◆ What you are asked to do
Reproduce nothing except the lines between the line with "Emit a Python" and the line with "centers = [n - 0.5 - i for i in range(n)]", both ends included, and please leave out pictures.

===== Dataset =====

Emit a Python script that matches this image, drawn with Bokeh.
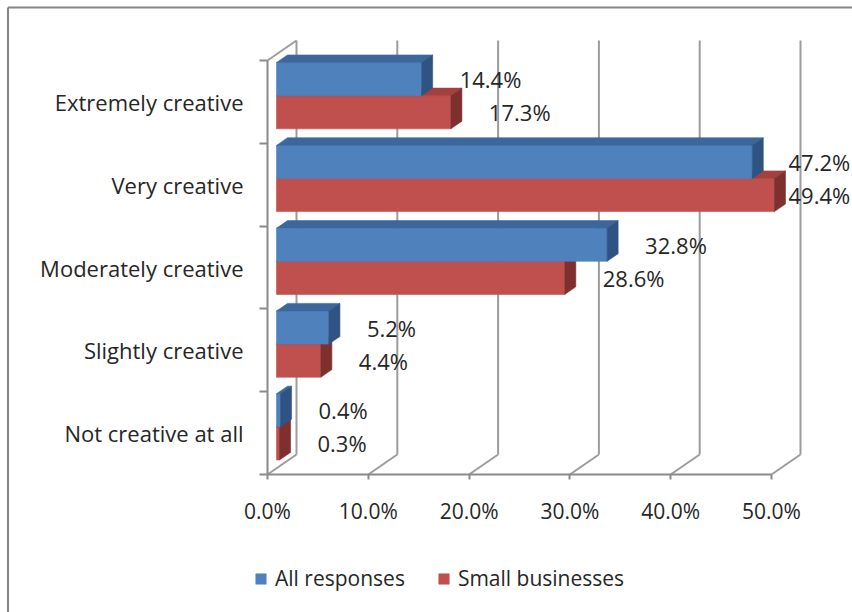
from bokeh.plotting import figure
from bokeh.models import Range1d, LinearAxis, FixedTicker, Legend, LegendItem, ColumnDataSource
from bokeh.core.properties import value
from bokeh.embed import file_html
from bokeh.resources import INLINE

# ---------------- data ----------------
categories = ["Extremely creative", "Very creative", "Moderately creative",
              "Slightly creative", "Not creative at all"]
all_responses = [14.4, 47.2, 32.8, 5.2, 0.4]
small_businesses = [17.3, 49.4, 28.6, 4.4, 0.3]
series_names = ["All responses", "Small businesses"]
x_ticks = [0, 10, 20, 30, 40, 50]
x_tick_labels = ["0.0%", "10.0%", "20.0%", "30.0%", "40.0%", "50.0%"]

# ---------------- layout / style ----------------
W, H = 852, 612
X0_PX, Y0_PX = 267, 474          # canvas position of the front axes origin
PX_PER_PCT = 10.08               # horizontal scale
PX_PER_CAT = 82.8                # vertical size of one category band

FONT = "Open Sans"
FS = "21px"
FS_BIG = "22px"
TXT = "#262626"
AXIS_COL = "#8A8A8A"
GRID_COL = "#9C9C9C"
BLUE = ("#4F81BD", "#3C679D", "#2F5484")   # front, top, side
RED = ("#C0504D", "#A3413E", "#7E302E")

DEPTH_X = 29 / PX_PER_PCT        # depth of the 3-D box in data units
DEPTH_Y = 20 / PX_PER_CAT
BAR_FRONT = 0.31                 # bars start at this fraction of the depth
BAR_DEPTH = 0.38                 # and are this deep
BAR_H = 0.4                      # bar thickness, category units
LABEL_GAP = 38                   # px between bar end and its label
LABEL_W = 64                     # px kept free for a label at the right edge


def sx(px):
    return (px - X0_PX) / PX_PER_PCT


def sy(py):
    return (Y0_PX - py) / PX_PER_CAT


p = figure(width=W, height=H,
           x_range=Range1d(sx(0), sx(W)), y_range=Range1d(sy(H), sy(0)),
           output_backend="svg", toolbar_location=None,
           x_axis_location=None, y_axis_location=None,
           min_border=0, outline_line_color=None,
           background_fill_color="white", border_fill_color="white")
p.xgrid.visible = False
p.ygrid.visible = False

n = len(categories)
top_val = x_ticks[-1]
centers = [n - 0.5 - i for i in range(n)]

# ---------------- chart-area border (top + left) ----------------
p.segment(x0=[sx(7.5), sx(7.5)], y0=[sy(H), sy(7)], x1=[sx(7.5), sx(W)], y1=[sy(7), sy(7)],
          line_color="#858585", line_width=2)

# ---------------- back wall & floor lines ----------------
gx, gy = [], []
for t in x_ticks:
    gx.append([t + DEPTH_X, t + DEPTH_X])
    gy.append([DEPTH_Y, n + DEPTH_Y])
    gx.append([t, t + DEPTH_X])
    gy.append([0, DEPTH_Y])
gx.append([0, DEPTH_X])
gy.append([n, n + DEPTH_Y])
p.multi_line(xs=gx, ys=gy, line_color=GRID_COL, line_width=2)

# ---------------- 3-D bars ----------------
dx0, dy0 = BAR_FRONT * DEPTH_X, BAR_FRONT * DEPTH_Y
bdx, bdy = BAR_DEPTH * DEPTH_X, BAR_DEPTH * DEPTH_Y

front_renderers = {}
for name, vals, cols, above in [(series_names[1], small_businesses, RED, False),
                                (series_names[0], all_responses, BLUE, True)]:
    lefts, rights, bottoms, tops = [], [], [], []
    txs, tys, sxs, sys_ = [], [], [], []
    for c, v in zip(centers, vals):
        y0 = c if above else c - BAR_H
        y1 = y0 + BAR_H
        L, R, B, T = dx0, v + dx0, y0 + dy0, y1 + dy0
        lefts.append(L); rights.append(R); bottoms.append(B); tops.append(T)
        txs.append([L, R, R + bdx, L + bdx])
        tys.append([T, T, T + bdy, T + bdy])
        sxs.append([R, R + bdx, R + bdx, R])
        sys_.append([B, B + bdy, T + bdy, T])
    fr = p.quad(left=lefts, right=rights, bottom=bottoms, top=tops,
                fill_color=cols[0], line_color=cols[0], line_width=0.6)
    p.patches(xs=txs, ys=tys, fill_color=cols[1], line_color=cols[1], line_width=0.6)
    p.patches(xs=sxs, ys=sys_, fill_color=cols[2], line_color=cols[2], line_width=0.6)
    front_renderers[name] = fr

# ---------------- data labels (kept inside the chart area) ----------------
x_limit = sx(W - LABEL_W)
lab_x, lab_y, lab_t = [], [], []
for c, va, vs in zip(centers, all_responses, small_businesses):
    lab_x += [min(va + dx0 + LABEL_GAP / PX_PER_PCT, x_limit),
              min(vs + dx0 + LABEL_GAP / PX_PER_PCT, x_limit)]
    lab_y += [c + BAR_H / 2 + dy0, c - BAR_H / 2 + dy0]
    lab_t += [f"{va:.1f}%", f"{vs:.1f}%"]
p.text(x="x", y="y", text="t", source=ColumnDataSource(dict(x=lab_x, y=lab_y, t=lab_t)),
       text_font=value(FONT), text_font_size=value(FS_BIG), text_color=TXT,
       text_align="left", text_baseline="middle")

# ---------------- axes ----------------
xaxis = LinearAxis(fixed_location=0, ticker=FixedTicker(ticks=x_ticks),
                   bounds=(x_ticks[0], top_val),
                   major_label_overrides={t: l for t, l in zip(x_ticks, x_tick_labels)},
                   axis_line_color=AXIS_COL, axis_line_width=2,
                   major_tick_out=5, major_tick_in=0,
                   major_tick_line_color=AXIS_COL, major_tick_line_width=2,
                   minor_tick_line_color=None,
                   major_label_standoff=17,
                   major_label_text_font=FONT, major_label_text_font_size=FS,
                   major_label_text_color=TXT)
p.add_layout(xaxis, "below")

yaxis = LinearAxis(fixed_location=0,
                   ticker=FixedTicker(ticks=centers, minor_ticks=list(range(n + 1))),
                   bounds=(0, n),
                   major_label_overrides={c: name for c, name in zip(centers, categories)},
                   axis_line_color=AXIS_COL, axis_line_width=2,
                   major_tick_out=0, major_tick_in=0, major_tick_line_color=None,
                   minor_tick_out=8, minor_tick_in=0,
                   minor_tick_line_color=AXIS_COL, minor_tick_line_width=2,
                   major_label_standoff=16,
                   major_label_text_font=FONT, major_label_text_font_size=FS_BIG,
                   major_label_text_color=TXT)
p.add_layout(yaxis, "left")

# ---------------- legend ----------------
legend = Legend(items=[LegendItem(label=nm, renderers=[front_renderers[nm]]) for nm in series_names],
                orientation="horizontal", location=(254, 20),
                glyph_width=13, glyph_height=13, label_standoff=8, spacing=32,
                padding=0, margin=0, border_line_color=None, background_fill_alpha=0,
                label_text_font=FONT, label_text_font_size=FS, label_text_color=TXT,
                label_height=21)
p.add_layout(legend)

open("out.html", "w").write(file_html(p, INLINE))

=====
===== Dataset =====

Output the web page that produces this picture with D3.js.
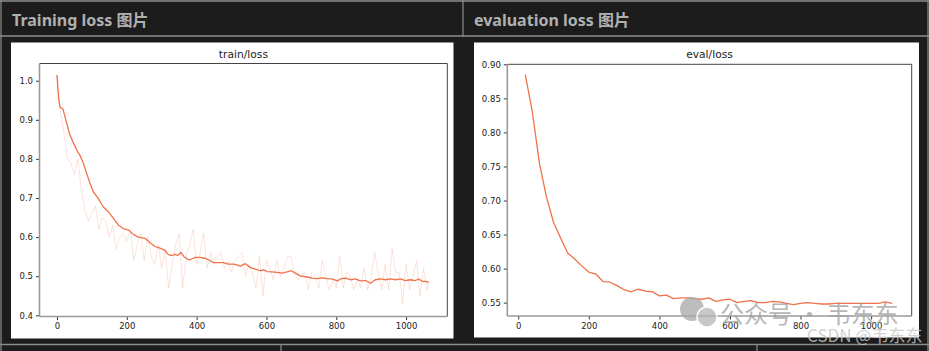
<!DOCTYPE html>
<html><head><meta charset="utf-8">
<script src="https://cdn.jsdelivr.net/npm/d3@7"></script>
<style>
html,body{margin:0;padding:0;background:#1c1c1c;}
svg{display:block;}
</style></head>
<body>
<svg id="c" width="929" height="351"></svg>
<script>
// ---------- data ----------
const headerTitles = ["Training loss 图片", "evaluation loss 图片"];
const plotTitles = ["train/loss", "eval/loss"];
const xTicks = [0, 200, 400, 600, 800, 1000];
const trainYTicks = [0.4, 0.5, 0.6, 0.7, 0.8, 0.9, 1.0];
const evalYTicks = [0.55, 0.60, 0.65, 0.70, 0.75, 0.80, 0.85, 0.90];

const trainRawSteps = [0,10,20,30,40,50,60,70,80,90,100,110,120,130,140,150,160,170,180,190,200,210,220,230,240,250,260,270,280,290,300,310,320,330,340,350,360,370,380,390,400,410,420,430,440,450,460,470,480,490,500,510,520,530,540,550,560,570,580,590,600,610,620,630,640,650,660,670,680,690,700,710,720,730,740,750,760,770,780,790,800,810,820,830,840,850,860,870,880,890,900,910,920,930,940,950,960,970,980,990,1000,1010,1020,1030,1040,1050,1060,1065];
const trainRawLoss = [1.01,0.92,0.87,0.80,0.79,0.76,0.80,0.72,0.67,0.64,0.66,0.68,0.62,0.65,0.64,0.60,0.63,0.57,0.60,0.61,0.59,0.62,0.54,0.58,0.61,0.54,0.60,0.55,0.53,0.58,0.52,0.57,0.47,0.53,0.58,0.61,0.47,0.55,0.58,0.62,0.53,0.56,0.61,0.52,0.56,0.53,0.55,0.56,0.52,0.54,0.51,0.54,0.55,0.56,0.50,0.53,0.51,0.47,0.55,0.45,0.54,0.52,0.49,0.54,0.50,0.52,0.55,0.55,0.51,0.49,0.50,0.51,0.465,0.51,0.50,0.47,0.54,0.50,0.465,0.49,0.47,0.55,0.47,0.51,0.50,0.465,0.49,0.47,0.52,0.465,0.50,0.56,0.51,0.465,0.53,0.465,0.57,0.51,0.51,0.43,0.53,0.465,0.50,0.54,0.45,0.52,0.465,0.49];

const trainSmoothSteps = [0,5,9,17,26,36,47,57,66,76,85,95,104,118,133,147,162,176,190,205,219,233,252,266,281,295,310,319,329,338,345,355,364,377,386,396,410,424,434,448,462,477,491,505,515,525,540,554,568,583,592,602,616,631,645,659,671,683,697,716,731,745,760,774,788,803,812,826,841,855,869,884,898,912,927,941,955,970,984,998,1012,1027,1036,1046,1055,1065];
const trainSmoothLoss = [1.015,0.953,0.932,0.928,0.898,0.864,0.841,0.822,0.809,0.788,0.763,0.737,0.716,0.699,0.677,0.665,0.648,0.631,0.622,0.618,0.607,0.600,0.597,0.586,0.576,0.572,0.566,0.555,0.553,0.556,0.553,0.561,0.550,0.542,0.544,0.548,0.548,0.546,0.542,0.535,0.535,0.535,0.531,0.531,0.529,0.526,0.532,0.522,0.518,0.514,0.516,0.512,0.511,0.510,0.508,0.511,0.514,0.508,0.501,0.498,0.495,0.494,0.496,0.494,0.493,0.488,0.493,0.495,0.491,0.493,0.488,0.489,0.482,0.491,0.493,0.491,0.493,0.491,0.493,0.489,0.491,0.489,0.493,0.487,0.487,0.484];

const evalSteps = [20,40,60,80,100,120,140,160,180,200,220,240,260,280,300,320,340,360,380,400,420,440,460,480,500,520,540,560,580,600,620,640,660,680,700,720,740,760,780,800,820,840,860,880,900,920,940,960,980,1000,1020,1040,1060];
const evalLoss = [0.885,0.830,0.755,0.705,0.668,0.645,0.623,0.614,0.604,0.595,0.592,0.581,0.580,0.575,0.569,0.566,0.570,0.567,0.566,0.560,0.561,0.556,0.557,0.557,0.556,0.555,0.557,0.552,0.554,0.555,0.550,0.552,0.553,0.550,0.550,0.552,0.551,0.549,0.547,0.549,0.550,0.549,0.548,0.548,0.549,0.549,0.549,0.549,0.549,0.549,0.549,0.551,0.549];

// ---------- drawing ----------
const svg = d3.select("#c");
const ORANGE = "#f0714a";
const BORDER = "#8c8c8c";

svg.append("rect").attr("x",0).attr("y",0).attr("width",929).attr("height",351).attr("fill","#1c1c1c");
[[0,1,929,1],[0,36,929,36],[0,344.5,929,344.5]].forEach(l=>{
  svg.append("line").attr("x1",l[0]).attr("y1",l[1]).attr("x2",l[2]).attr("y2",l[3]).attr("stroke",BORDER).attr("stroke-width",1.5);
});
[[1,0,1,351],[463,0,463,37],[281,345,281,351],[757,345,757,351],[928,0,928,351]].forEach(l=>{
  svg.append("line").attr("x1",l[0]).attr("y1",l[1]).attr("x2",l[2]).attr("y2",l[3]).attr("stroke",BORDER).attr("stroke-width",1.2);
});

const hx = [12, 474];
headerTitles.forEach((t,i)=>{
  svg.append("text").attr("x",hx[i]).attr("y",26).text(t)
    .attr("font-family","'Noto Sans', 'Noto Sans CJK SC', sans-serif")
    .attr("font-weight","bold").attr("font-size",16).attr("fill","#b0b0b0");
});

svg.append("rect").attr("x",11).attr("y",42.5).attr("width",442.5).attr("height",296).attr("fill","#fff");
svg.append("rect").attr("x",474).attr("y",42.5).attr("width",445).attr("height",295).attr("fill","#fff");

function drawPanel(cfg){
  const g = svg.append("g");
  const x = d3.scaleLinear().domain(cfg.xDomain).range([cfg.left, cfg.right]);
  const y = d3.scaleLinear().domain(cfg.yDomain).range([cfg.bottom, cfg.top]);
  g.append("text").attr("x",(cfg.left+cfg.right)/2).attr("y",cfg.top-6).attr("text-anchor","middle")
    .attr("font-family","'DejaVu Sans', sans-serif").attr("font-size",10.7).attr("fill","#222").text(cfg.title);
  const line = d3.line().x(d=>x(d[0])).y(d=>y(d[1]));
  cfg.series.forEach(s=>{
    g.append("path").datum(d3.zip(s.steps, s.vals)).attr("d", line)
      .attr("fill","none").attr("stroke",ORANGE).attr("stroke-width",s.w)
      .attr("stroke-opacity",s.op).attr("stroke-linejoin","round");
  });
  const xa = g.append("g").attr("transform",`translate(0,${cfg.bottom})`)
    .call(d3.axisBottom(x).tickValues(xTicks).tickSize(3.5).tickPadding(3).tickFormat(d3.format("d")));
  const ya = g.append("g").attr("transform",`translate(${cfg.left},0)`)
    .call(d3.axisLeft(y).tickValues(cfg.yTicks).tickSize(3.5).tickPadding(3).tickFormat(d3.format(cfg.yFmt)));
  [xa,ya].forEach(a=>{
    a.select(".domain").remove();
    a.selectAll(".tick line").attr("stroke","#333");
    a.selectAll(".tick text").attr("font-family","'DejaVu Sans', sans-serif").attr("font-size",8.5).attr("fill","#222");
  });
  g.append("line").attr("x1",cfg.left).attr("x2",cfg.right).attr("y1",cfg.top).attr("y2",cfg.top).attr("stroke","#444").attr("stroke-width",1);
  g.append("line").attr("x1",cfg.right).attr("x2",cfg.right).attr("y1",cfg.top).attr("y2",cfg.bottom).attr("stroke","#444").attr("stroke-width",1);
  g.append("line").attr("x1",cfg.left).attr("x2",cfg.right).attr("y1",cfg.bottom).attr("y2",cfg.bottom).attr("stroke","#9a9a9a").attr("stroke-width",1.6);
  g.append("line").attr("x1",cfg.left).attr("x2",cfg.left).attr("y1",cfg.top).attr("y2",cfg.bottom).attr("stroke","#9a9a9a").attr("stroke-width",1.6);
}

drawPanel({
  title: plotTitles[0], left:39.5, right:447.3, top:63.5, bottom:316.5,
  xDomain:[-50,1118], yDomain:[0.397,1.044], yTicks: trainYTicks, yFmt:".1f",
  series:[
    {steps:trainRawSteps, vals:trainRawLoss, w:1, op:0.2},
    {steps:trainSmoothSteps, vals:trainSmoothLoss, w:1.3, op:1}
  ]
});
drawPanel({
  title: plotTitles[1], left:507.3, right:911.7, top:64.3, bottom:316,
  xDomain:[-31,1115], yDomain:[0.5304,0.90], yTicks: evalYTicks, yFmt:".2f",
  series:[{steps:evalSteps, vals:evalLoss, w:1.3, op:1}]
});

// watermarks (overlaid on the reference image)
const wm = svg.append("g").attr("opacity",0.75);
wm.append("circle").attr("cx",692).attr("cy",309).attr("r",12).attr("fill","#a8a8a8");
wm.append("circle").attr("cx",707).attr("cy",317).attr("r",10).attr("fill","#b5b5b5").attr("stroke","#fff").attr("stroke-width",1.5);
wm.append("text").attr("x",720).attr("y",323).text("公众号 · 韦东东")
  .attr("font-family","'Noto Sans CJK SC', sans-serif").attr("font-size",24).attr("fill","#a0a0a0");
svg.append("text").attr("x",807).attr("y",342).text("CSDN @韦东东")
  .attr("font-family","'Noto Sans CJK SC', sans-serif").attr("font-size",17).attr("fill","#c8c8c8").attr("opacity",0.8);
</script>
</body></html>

=====
===== Dataset =====

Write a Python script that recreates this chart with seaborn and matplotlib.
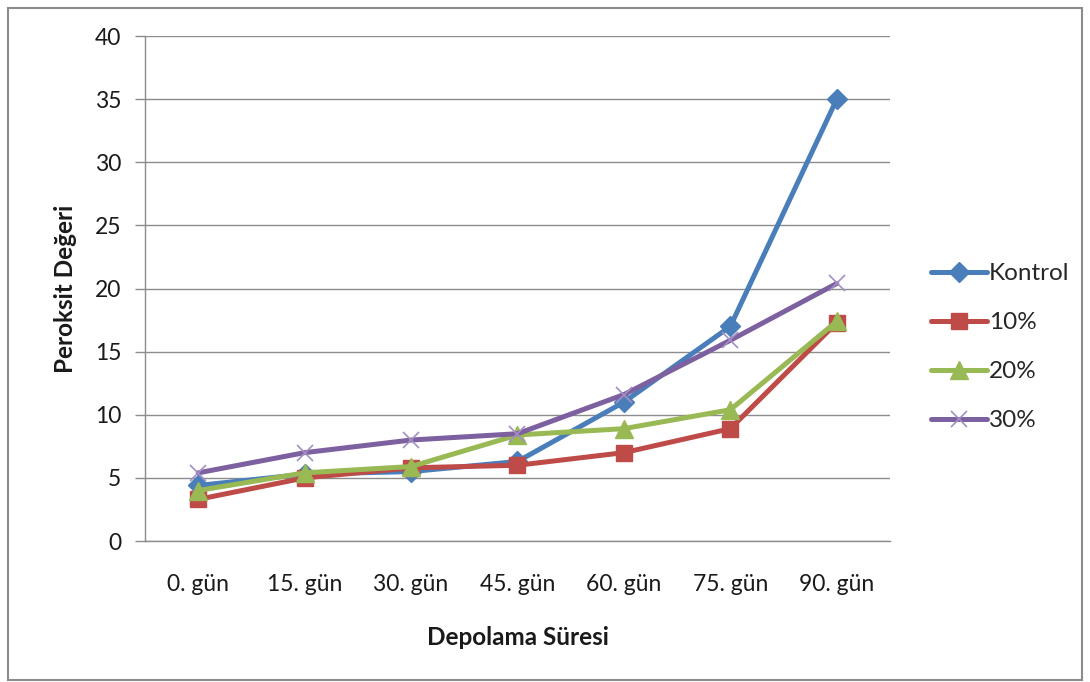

=====

◆ Written reply
Emit a Python script that matches this image, drawn with Bokeh.
from bokeh.plotting import figure
from bokeh.models import Range1d, LinearAxis, FixedTicker, Legend, LegendItem, ColumnDataSource
from bokeh.core.properties import value
from bokeh.embed import file_html
from bokeh.resources import INLINE

# ---------------- data ----------------
categories = ["Extremely creative", "Very creative", "Moderately creative",
              "Slightly creative", "Not creative at all"]
all_responses = [14.4, 47.2, 32.8, 5.2, 0.4]
small_businesses = [17.3, 49.4, 28.6, 4.4, 0.3]
series_names = ["All responses", "Small businesses"]
x_ticks = [0, 10, 20, 30, 40, 50]
x_tick_labels = ["0.0%", "10.0%", "20.0%", "30.0%", "40.0%", "50.0%"]

# ---------------- layout / style ----------------
W, H = 852, 612
X0_PX, Y0_PX = 267, 474          # canvas position of the front axes origin
PX_PER_PCT = 10.08               # horizontal scale
PX_PER_CAT = 82.8                # vertical size of one category band

FONT = "Open Sans"
FS = "21px"
FS_BIG = "22px"
TXT = "#262626"
AXIS_COL = "#8A8A8A"
GRID_COL = "#9C9C9C"
BLUE = ("#4F81BD", "#3C679D", "#2F5484")   # front, top, side
RED = ("#C0504D", "#A3413E", "#7E302E")

DEPTH_X = 29 / PX_PER_PCT        # depth of the 3-D box in data units
DEPTH_Y = 20 / PX_PER_CAT
BAR_FRONT = 0.31                 # bars start at this fraction of the depth
BAR_DEPTH = 0.38                 # and are this deep
BAR_H = 0.4                      # bar thickness, category units
LABEL_GAP = 38                   # px between bar end and its label
LABEL_W = 64                     # px kept free for a label at the right edge


def sx(px):
    return (px - X0_PX) / PX_PER_PCT


def sy(py):
    return (Y0_PX - py) / PX_PER_CAT


p = figure(width=W, height=H,
           x_range=Range1d(sx(0), sx(W)), y_range=Range1d(sy(H), sy(0)),
           output_backend="svg", toolbar_location=None,
           x_axis_location=None, y_axis_location=None,
           min_border=0, outline_line_color=None,
           background_fill_color="white", border_fill_color="white")
p.xgrid.visible = False
p.ygrid.visible = False

n = len(categories)
top_val = x_ticks[-1]
centers = [n - 0.5 - i for i in range(n)]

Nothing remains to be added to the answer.